Extract the lines of the material below, beginning with the first and ending with the line that holds "x_pos = list(range(len(years)))". Skip every picture.

● RECORDS SHOWN
--- begin ---

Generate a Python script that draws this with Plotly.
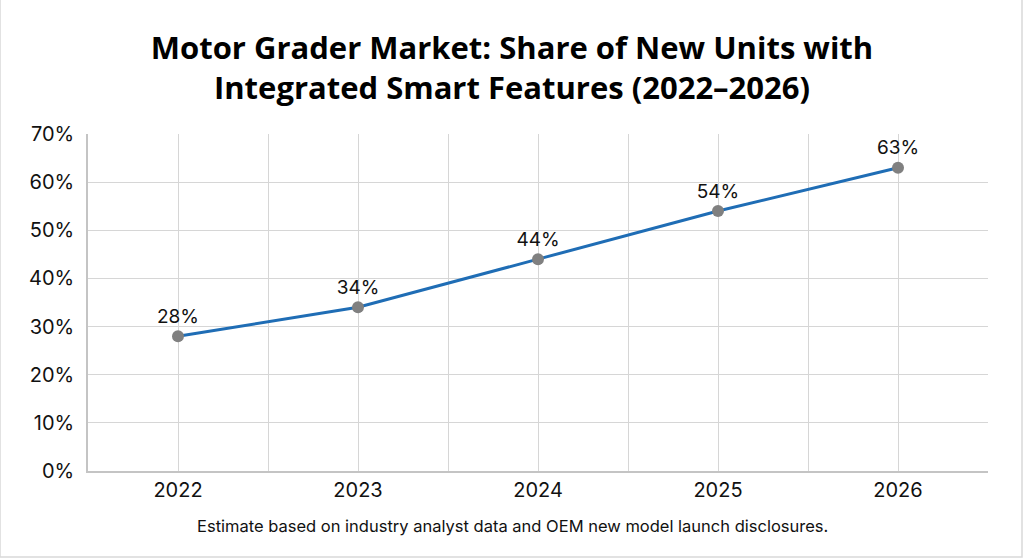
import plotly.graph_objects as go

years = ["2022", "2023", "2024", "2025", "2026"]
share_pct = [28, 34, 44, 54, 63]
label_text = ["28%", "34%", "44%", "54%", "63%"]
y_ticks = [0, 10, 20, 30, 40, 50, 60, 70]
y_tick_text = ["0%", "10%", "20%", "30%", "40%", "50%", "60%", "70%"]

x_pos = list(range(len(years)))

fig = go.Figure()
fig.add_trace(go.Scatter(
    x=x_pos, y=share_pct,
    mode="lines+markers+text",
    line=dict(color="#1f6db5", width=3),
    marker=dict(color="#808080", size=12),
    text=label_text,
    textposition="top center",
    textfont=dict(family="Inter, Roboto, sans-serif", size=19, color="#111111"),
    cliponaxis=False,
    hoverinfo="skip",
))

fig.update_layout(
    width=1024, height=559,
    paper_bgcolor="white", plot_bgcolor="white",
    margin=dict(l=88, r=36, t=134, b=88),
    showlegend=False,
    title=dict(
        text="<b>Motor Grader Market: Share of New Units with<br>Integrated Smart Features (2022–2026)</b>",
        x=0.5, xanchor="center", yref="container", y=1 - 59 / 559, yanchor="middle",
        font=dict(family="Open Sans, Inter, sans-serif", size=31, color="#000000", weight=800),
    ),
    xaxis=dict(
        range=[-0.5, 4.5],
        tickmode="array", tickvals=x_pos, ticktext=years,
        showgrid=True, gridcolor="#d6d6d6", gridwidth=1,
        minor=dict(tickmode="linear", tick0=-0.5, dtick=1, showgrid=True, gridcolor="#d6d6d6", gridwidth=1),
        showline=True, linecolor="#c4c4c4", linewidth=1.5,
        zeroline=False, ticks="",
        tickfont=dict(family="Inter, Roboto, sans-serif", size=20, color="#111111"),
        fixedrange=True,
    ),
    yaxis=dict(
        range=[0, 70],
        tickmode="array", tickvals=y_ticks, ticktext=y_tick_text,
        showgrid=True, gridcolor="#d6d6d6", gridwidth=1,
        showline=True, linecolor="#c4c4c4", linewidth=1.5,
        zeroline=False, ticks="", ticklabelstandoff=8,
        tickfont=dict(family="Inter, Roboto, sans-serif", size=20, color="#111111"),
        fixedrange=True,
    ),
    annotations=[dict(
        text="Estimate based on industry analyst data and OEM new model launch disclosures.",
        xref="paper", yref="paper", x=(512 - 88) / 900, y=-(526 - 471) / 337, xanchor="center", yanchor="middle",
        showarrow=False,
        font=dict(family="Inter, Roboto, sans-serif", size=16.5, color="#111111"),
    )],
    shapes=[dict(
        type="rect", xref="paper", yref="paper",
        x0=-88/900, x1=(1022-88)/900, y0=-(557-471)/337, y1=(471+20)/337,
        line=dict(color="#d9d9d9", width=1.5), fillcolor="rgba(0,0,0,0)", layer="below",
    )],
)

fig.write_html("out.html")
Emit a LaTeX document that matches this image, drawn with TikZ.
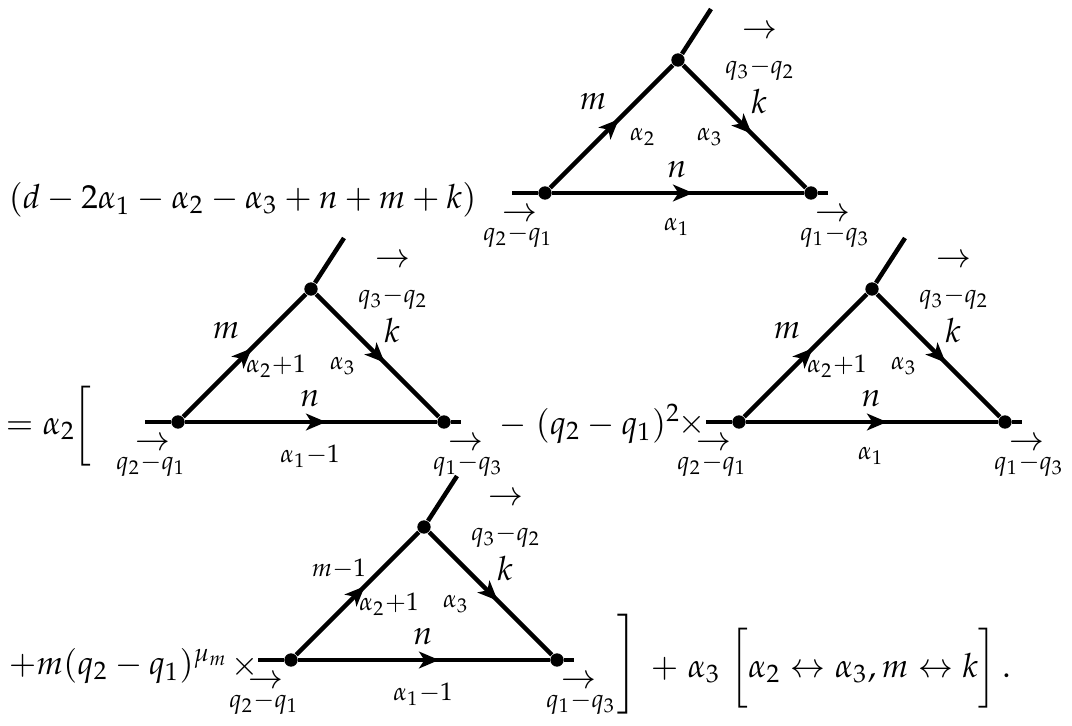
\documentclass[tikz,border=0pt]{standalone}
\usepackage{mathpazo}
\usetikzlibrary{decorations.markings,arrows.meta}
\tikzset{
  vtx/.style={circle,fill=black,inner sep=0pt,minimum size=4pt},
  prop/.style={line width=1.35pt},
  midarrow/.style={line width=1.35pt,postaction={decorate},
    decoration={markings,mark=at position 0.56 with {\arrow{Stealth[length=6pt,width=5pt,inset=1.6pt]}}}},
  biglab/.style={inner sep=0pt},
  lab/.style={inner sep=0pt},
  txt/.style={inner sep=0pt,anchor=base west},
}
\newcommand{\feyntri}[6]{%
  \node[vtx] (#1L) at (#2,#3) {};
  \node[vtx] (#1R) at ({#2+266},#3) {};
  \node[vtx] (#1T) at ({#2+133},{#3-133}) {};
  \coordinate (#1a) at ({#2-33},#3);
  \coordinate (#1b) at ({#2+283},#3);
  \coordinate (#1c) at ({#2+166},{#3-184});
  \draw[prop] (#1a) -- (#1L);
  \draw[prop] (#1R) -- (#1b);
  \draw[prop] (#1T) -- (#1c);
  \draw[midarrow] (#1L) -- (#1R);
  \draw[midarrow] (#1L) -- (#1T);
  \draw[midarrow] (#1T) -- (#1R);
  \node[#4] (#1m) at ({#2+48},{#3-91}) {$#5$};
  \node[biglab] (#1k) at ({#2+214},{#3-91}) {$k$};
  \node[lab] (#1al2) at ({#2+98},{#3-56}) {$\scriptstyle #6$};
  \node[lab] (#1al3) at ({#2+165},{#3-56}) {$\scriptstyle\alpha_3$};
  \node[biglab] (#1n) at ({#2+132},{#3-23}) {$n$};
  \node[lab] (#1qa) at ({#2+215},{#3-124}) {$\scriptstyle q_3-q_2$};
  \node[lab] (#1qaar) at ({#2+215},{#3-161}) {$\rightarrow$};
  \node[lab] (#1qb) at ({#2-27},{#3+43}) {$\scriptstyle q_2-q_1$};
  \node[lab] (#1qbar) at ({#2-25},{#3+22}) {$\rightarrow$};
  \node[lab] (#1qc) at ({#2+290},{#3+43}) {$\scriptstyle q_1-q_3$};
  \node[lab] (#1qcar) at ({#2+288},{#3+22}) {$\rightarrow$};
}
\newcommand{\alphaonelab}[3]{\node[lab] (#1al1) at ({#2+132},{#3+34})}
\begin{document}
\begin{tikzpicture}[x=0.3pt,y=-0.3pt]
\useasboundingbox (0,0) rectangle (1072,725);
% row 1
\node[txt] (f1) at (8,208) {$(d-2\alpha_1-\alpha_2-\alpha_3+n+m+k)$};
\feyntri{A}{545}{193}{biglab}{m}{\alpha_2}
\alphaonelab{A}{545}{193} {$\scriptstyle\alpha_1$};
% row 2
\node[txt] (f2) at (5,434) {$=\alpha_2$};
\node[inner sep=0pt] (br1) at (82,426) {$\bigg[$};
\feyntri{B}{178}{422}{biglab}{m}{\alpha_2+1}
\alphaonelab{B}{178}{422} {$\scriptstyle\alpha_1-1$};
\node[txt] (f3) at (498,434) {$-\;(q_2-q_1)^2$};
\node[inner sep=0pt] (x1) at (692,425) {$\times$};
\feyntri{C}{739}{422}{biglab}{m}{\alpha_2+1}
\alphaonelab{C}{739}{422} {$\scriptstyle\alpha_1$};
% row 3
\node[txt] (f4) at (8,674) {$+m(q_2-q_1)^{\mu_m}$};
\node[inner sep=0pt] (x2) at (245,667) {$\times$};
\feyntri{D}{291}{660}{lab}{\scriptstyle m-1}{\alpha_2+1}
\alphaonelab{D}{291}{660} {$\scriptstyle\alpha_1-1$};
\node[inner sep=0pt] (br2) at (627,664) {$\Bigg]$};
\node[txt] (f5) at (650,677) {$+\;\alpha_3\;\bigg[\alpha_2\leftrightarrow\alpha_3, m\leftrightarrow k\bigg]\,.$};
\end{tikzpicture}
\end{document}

--- end ---

● ANSWER FOR THIS EXERCISE
Generate a Python script that draws this with Plotly.
import plotly.graph_objects as go

years = ["2022", "2023", "2024", "2025", "2026"]
share_pct = [28, 34, 44, 54, 63]
label_text = ["28%", "34%", "44%", "54%", "63%"]
y_ticks = [0, 10, 20, 30, 40, 50, 60, 70]
y_tick_text = ["0%", "10%", "20%", "30%", "40%", "50%", "60%", "70%"]

x_pos = list(range(len(years)))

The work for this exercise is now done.